I was here when that happened. Trust me, there was a lot of anger. There were people who wanted to see Richard Hatch's pitch of a renewed Battlestar Galactica, or the Bryan Singer/DeSanto one - and people who hated the changes (President Roslin is just a stand-in for Bonnie Hammer and proof of how terrible the Sci-Fi Channel is one argument I remember reading).
The more I think about it, the less appealing a remake or a continuation is. Why not a BRAND NEW series? New ideas. New characters. Why go over the same ground? Why not a NEW thing to be a fan of?
Eh. If you mean 'a BRAND NEW' space opera series, then your distinction isn't as meaningful as one might think.

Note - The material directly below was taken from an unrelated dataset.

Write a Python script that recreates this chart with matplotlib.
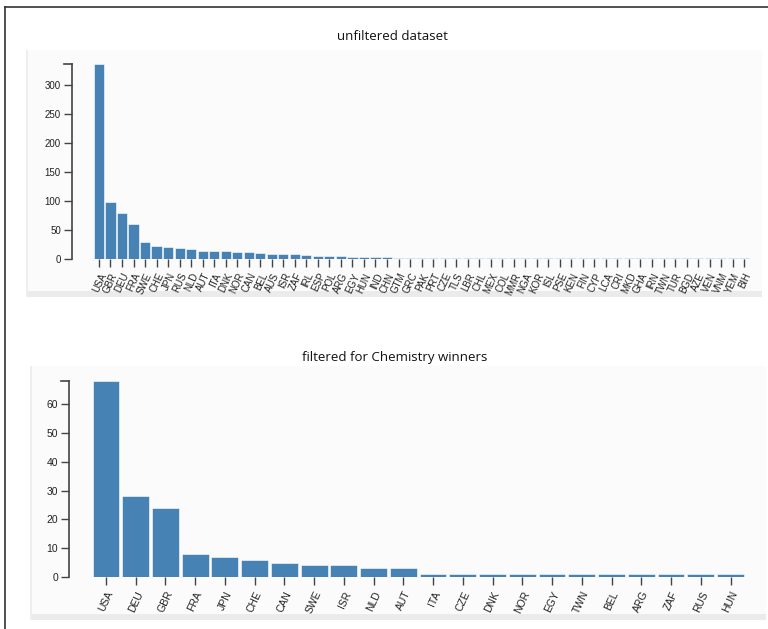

On the other hand, a space opera series still has some familar conventions, without which it is simply no longer in that genre (you can't make a space opera series that's set in the 20th century, never leaves Earth, and has no futuristic technology of any kind).
On the other hand, a remake may be a thorough reworking of a series premise, retaining the genre and ideas and names but flipping them about as to be unrecognizable. Ron Moore's Battlestar Galactica was a good example of this.
Honestly? I'd like another good space opera show on TV that I like watching. A new show like RHW's
Defenders would be good, but I'll really take whatever.